Bertelsmann-Stiftung schlägt Alarm: In Deutschland fehlen 430.000 Kitaplätze
Trotz Fortschritten beim Kitaausbau fehlen in Deutschland nach Berechnungen der Bertelsmann-Stiftung rund 430.000 Betreuungsplätze. Mit etwa 386.000 entfalle ein Großteil auf die westlichen Bundesländer, teilte die Stiftung am Dienstag in Gütersloh mit. Im Osten fehlten 44.700 Kitaplätze. Der seit 2013 geltende Rechtsanspruch auf eine Betreuung auch von unter Dreijährigen könne "für hunderttausende Kinder nicht erfüllt werden", erklärte die Stiftung weiter.

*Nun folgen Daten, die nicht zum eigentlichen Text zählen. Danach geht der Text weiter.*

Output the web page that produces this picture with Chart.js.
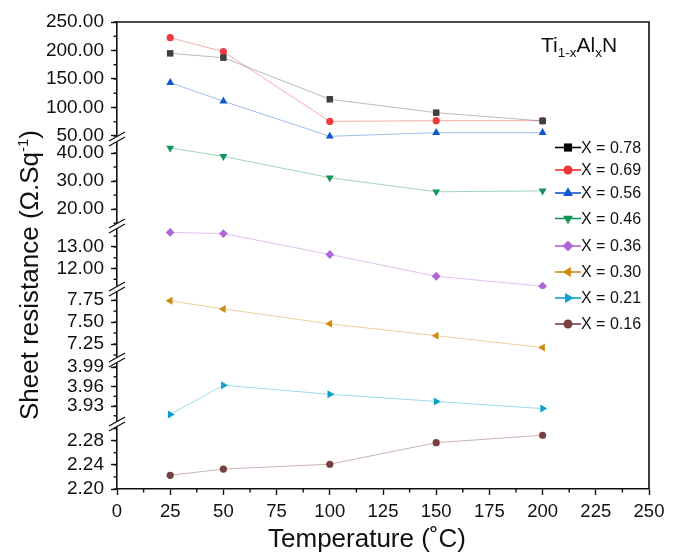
<!DOCTYPE html>
<html>
<head>
<meta charset="utf-8">
<script src="https://cdn.jsdelivr.net/npm/chart.js@4.4.0/dist/chart.umd.min.js"></script>
<style>
  body { margin: 0; background: #fff; }
</style>
</head>
<body>
<canvas id="resChart" width="680" height="555"></canvas>
<script>
// ====== DATA ======
const temps = [25, 50, 100, 150, 200];
const seriesLabels = ['X = 0.78', 'X = 0.69', 'X = 0.56', 'X = 0.46', 'X = 0.36', 'X = 0.30', 'X = 0.21', 'X = 0.16'];
const x078 = [195.0, 187.4, 114.4, 90.9, 76.3];
const x069 = [222.5, 197.9, 75.6, 76.8, 76.8];
const x056 = [143.5, 111.0, 49.4, 55.8, 55.8];
const x046 = [41.8, 38.8, 31.2, 26.2, 26.5];
const x036 = [13.67, 13.62, 12.65, 11.64, 11.18];
const x030 = [7.742, 7.65, 7.48, 7.345, 7.21];
const x021 = [3.917, 3.962, 3.948, 3.937, 3.926];
const x016 = [2.2227, 2.233, 2.241, 2.2767, 2.289];

// broken y axis: one segment per scale, top to bottom
const axisIds = ['y1', 'y2', 'y3', 'y4', 'y5', 'y6'];
const axisMin = [44.7, 14, 11.05, 7.068, 3.9023, 2.2];
const axisMax = [250, 45, 13.97, 7.877, 4.0008, 2.3076];
const axisStep = [50, 10, 1, 0.25, 0.03, 0.04];
const axisMinor = [25, 5, 0.5, 0.125, 0.015, 0.02];
const seriesAxis = ['y1', 'y1', 'y1', 'y2', 'y3', 'y4', 'y5', 'y6'];

// ====== STYLE ======
const FONT = "'Liberation Sans', Arial, sans-serif";
const segHeights = [117, 87, 63, 71, 64, 65];
const colors = ['#000000', '#ee3333', '#1158d0', '#13955a', '#b066d8', '#d08a10', '#0ea0c8', '#764040'];
const plotPointColors = ['#404040', '#ee3b3b', '#1158d0', '#13955a', '#b066d8', '#d08a10', '#0ea0c8', '#764040'];
const styles = ['rect', 'circle', 'triangle', 'triangle', 'rectRot', 'triangle', 'triangle', 'circle'];
const rotations = [0, 0, 0, 180, 0, 270, 90, 0];
const radii = [4.6, 3.6, 4.6, 4.6, 4.4, 4.6, 4.6, 3.6];

function fade(hex, a) {
  const n = parseInt(hex.slice(1), 16);
  return `rgba(${(n >> 16) & 255},${(n >> 8) & 255},${n & 255},${a})`;
}

const allSeries = [x078, x069, x056, x046, x036, x030, x021, x016];

const datasets = allSeries.map((vals, i) => ({
  label: seriesLabels[i],
  data: temps.map((t, k) => ({ x: t, y: vals[k] })),
  yAxisID: seriesAxis[i],
  borderColor: fade(colors[i] === '#000000' ? '#555555' : colors[i], 0.4),
  borderWidth: 1,
  pointStyle: styles[i],
  rotation: rotations[i],
  pointRadius: radii[i],
  pointBackgroundColor: plotPointColors[i],
  pointBorderWidth: 0,
  tension: 0
}));

// ====== SCALES ======
const scales = {
  x: {
    type: 'linear',
    min: 0, max: 250,
    border: { color: '#111', width: 1.6 },
    grid: { drawOnChartArea: false, tickLength: 6, tickColor: '#111', tickWidth: 1.4 },
    ticks: { stepSize: 25, color: '#111', font: { family: FONT, size: 18.5 }, padding: 6, maxRotation: 0, autoSkip: false },
    afterFit: s => { s.height = 66; }
  }
};
// bottom segment first so the top segment is stacked last (on top)
for (let i = axisIds.length - 1; i >= 0; i--) {
  scales[axisIds[i]] = {
    type: 'linear',
    position: 'left',
    stack: 'res',
    stackWeight: segHeights[i],
    min: axisMin[i], max: axisMax[i],
    border: { color: '#111', width: 1.6 },
    grid: { drawOnChartArea: false, tickLength: 6, tickColor: '#111', tickWidth: 1.4 },
    ticks: {
      stepSize: axisStep[i], includeBounds: false, autoSkip: false,
      color: '#111', font: { family: FONT, size: 19 }, padding: 7,
      callback: v => Number(v).toFixed(2)
    },
    afterFit: s => { s.width = 117; }
  };
}

// ====== EXTRAS: minor ticks, breaks, frame, titles, legend ======
const extrasPlugin = {
  id: 'extras',
  afterDraw(chart) {
    const ctx = chart.ctx;
    const area = chart.chartArea;
    ctx.save();
    ctx.strokeStyle = '#111';
    ctx.lineWidth = 1.4;

    // minor ticks
    axisIds.forEach((id, i) => {
      const s = chart.scales[id];
      const st = axisMinor[i];
      for (let k = Math.ceil(axisMin[i] / st - 1e-9); k * st <= axisMax[i] + 1e-9; k++) {
        const py = s.getPixelForValue(k * st);
        ctx.beginPath(); ctx.moveTo(area.left - 3.5, py); ctx.lineTo(area.left, py); ctx.stroke();
      }
    });
    const xs = chart.scales.x;
    for (let v = 12.5; v < 250; v += 25) {
      const px = xs.getPixelForValue(v);
      ctx.beginPath(); ctx.moveTo(px, area.bottom); ctx.lineTo(px, area.bottom + 3.5); ctx.stroke();
    }

    // frame top and right
    ctx.lineWidth = 1.6;
    ctx.beginPath();
    ctx.moveTo(area.left, area.top); ctx.lineTo(area.right, area.top); ctx.lineTo(area.right, area.bottom);
    ctx.stroke();

    // axis breaks
    axisIds.slice(1).forEach(id => {
      const y = chart.scales[id].top;
      const L = area.left;
      ctx.fillStyle = '#fff';
      ctx.beginPath();
      ctx.moveTo(L - 8, y + 2); ctx.lineTo(L + 8, y - 7); ctx.lineTo(L + 8, y - 2); ctx.lineTo(L - 8, y + 7);
      ctx.closePath(); ctx.fill();
      ctx.lineWidth = 1.3;
      ctx.beginPath(); ctx.moveTo(L - 8, y + 2); ctx.lineTo(L + 8, y - 7); ctx.stroke();
      ctx.beginPath(); ctx.moveTo(L - 8, y + 7); ctx.lineTo(L + 8, y - 2); ctx.stroke();
    });

    // axis titles
    ctx.fillStyle = '#111';
    ctx.textBaseline = 'alphabetic';
    ctx.font = `26px ${FONT}`;
    ctx.textAlign = 'center';
    ctx.fillText('Temperature (\u02DAC)', 367, 547);

    ctx.save();
    ctx.translate(38, 275);
    ctx.rotate(-Math.PI / 2);
    const p1 = 'Sheet resistance (\u03A9.Sq', p2 = '-1', p3 = ')';
    ctx.font = `26px ${FONT}`;
    const w1 = ctx.measureText(p1).width, w3 = ctx.measureText(p3).width;
    ctx.font = `15px ${FONT}`;
    const w2 = ctx.measureText(p2).width;
    let tx = -(w1 + w2 + w3) / 2;
    ctx.textAlign = 'left';
    ctx.font = `26px ${FONT}`;
    ctx.fillText(p1, tx, 0); tx += w1;
    ctx.font = `15px ${FONT}`;
    ctx.fillText(p2, tx, -10); tx += w2;
    ctx.font = `26px ${FONT}`;
    ctx.fillText(p3, tx, 0);
    ctx.restore();

    // compound label
    const parts = [['Ti', 21, 0], ['1-x', 13.5, 5], ['Al', 21, 0], ['x', 13.5, 5], ['N', 21, 0]];
    let ax = 541;
    ctx.textAlign = 'left';
    parts.forEach(([t, size, dy]) => {
      ctx.font = `${size}px ${FONT}`;
      ctx.fillText(t, ax, 52 + dy);
      ax += ctx.measureText(t).width;
    });

    // legend
    const rowY = [147.5, 170, 193, 218.5, 246, 272, 298, 324];
    chart.data.datasets.forEach((ds, i) => {
      const y = rowY[i];
      ctx.strokeStyle = colors[i];
      ctx.lineWidth = 1.6;
      ctx.beginPath(); ctx.moveTo(555, y); ctx.lineTo(581, y); ctx.stroke();
      ctx.fillStyle = colors[i];
      Chart.helpers.drawPoint(ctx, { pointStyle: styles[i], radius: radii[i] * 1.25, rotation: rotations[i], borderWidth: 0 }, 568, y);
      ctx.fillStyle = '#111';
      ctx.font = `16px ${FONT}`;
      ctx.textBaseline = 'middle';
      ctx.fillText(ds.label, 581, y + 1);
      ctx.textBaseline = 'alphabetic';
    });
    ctx.restore();
  }
};

new Chart(document.getElementById('resChart').getContext('2d'), {
  type: 'line',
  data: { datasets },
  options: {
    responsive: false,
    animation: false,
    layout: { padding: { top: 22, right: 31, left: 0, bottom: 0 } },
    plugins: { legend: { display: false }, tooltip: { enabled: false } },
    scales
  },
  plugins: [extrasPlugin]
});
</script>
</body>
</html>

Demnach wurde das Kitaangebot in Deutschland in den vergangenen Jahren zwar "erkennbar" ausgebaut. Zugleich steige der Betreuungsbedarf der Eltern aber "kontinuierlich" an. Immer mehr Mütter und Väter wünschten eine Betreuung insbesondere von jüngeren Kindern, erklärte die Stiftung unter Verweis auf Ergebnisse ihres aktuellen sogenannten Ländermonitorings frühkindliche Bildungssysteme und ihres parallel veröffentlichten sogenannten Fachkräfteradars für Kita und Grundschule.
Aufgrund der traditionell unterschiedlichen Betreuungsstrukturen in Ost- und Westdeutschland stellen sich dabei den Bertelsmann-Experten zufolge regional jeweils andere Hauptprobleme. Für die westdeutschen Länder sei insbesondere der steigende Bedarf an zusätzlichen Plätzen eine "enorme Herausforderung". Im Osten, wo der Anteil von Kitakindern schon heute deutlich höher sei als im Westen, seien vor allem nicht kindgerechte Personalschlüssel das Problem.
In beiden Fällen erschwere es der Fachkräftemangel zunehmend, für Abhilfe zu sorgen. "Die Situation ist für Kinder und Eltern wie auch für das vorhandene Personal untragbar geworden", erklärte Bertelsmann-Expertin Anette Stein. Es werde schwieriger, die Rechtsansprüche auf einen Betreuungsplatz zu erfüllen und in den Kitaeinrichtungen den frühkindlichen Bildungsauftrag umzusetzen.
Die Bertelsmann-Stiftung sprach von einer "Notsituation" aufgrund fehlender Betreuungsplätze und unzureichender Personalschlüssel, der mit einem Mix aus langfristigen sowie kurzfristig wirkenden Maßnahmen begegnet werden müsse. Unter anderem seien "Sofortmaßnahmen auf unterschiedlichen Ebenen" gefragt - darunter etwa eine Entlastung pädagogischen Personals von Hauswirtschafts- und Verwaltungsaufgaben sowie die verstärkte Einstellung von Quereinsteigern.
In einigen Bundesländern könne auch die Beschränkung von Kitaöffnungszeiten dabei helfen, Betreuungsziele schneller zu erreichen. Dies sei jedoch "eine einschneidende Maßnahme", betonte Bertelsmann-Expertin Stein. Dies lasse sich nur "individuell und in enger Abstimmung" zwischen Eltern, Kitaträgern und Kommunen entscheiden. Die Krise erfordere jedoch generell "neue Antworten".
Längerfristig mit Blick auf die kommenden Jahre bis 2030 sollten die Länder im Westen nach Einschätzung der Stiftung vor allem den Betreuungsplatzausbau vorantreiben, während die ostdeutschen Länder die rechtlichen Voraussetzung für eine bessere Personalausstattung ihrer Kitas schaffen sollten. Gemeinsam bräuchten alle Länder zudem langfristige Strategien zur Fachkräftegewinnung und -qualifizierung sowie attraktive Arbeitsbedingungen, um Personal zu halten.
All das lasse sich nur in enger Abstimmung zwischen Bund, Ländern, Kommunen und Kitaträgern erreichen. Die Bundesregierung müsse sich dabei auch über das Kitaqualitätsgesetz hinaus "verlässlich" an der Finanzierung beteiligen, forderte die Stiftung. Mit dem Gesetz stellt der Bund den Ländern für die Jahre 2023 und 2024 rund vier Milliarden Euro zur Qualitätsverbesserung im Kitabereich bereit, etwa für mehr Personal oder erweiterte Öffnungszeiten.